In many areas, the commercial is deeply entangled with a public that can no longer operate without them. The public is inside the private and vice versa. In other areas, professional networks spanning the public and private have authority over security, turning the Weberian insistence that defining the legitimate use of force is a public prerogative into an formality.
Finally, in many areas of security management the public is all but absent from governance. Security is entirely commercially governed, through market relations between a range of non-state actors including security professionals, insurance companies, NGOs and companies. They write their own contracts, best practices and codes of conduct that govern behaviour. These changes have far-reaching political implications.
At the Graduate Institute, we explore these politics empirically and theoretically in a course focused on the politics of commercial security. Students conclude the course by carrying out an independent research project exploring a specific aspect of these politics through a case study.
In this series, four students summarise the core insights from their projects.
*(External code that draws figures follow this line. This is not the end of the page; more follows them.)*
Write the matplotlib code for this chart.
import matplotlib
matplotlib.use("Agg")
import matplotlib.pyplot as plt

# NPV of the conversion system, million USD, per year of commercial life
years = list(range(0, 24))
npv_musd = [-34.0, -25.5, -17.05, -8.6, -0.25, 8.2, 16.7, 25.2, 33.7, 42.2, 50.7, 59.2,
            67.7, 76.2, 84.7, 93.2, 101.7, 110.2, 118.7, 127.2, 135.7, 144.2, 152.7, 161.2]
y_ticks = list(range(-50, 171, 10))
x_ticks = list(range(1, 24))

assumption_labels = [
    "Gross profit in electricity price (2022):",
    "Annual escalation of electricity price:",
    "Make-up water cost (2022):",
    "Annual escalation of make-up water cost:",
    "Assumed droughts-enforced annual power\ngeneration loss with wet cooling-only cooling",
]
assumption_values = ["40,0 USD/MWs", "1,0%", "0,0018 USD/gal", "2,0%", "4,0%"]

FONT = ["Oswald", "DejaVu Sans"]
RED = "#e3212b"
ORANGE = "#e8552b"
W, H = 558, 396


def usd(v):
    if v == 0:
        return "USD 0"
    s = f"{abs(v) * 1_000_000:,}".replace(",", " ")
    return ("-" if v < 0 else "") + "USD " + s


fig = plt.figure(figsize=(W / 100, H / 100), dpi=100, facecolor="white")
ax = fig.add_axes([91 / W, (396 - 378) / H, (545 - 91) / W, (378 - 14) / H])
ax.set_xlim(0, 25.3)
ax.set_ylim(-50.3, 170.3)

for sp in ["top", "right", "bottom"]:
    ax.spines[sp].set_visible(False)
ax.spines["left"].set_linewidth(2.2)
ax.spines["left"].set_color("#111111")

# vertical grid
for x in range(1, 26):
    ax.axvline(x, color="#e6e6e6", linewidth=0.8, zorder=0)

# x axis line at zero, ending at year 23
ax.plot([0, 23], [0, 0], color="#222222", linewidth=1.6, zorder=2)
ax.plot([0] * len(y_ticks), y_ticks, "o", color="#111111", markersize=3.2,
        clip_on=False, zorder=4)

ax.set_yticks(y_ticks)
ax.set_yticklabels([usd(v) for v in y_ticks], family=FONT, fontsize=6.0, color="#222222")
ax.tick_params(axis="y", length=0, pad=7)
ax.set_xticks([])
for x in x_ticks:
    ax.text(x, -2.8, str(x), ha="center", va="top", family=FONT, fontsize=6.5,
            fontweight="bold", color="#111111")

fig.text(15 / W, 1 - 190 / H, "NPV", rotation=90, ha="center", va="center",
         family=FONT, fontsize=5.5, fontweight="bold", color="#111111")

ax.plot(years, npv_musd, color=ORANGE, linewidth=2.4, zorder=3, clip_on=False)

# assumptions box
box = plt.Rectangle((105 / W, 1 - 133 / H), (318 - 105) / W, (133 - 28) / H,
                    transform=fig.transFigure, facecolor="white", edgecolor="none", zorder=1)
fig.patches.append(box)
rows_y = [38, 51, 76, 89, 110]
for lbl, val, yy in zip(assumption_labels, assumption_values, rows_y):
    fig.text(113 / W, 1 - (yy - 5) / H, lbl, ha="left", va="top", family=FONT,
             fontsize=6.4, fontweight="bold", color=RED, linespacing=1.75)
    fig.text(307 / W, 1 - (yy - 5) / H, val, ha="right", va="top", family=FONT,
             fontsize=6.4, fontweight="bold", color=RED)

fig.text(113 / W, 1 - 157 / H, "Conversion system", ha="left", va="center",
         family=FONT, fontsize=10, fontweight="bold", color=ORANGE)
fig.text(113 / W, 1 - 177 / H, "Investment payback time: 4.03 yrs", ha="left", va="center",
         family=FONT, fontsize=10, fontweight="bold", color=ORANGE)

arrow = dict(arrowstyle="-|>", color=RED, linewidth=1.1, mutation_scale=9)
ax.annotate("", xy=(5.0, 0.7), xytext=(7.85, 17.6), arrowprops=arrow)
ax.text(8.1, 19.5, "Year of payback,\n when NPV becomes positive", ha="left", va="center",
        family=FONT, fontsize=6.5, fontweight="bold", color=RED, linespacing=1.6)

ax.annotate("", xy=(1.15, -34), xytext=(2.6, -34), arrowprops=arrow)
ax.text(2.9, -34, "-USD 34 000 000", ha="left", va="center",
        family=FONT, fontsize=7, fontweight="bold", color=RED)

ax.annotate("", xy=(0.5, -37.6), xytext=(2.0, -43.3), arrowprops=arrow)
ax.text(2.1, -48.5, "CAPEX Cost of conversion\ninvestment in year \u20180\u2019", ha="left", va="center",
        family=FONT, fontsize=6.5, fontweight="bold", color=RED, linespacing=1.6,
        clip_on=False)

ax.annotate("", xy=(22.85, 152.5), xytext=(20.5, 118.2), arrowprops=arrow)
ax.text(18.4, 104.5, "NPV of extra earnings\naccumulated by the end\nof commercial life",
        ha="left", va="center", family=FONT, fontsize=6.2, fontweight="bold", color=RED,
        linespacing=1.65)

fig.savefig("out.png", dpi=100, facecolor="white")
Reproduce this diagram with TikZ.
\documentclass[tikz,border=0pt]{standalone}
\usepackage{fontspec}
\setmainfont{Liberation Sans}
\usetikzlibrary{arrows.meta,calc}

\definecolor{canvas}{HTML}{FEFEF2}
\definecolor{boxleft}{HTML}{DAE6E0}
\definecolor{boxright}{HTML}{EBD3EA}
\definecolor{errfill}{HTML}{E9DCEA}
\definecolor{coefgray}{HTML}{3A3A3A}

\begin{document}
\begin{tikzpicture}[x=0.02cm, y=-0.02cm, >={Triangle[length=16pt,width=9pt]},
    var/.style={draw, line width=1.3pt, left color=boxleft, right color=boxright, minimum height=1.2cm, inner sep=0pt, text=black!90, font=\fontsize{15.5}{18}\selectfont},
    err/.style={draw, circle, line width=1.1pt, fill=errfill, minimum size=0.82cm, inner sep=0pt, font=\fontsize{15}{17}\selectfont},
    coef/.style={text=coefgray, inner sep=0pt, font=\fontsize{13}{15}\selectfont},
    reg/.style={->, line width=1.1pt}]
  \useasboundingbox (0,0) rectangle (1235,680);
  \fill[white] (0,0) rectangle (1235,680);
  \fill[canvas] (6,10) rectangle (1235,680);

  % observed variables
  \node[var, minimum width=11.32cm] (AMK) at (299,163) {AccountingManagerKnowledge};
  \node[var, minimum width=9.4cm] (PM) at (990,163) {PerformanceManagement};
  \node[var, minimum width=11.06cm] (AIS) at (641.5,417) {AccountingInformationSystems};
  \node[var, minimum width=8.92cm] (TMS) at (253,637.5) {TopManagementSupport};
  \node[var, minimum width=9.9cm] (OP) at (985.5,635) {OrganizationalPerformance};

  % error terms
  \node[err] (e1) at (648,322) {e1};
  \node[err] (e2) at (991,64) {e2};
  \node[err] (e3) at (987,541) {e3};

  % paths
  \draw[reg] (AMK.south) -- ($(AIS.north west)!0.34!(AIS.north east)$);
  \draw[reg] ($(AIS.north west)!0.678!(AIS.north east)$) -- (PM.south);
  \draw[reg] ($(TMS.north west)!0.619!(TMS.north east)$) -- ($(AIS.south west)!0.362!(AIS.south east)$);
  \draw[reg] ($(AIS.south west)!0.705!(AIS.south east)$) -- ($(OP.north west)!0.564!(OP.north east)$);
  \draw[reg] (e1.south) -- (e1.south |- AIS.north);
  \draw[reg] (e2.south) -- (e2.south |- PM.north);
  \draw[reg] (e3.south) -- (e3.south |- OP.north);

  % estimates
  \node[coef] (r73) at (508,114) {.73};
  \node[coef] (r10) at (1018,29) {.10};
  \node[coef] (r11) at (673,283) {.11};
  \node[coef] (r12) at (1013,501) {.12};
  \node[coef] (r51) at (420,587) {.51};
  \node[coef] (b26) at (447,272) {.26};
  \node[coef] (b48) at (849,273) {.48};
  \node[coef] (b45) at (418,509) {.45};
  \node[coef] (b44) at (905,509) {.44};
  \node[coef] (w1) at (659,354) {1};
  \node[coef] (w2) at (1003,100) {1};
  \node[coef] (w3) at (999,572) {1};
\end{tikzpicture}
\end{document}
David focuses the stillborn coup by Silvercorp in Venezuela and the re-emergence of classical concerns with Mercenarism, including those surrounding the accountability of security professionals and the potentially destabilising implications of their actions for the international system.
In her study of G4S management of the Mangaung Prison in South Africa, Richael probes the politics of assumptions about national security governance. In Mangaung, the “efficiency, transparency, accountability and operational innovation” often justify the shift from public to private with their absence.
Analogously, Yamini and Keshav, probe the politics of assumptions, connecting marketing and the diffusion of security governance models. Rafael Advanced Defence Systems markets its work for the Israeli Defence Force reinforcing the idea that there is an Israeli “playbook” for effective security governance.
Finally, looking at Bellingcat, August shows how markets can sustain political alternatives, including intelligence that aspires to be “for the people and human rights”. Together, these projects underscore the varied politics of commercial security that clearly merits engagement beyond easy dismissal and unfounded generalisation.
The articles in this series are based on the independent research of Graduate Institute students. The findings and interpretations are therefore theirs.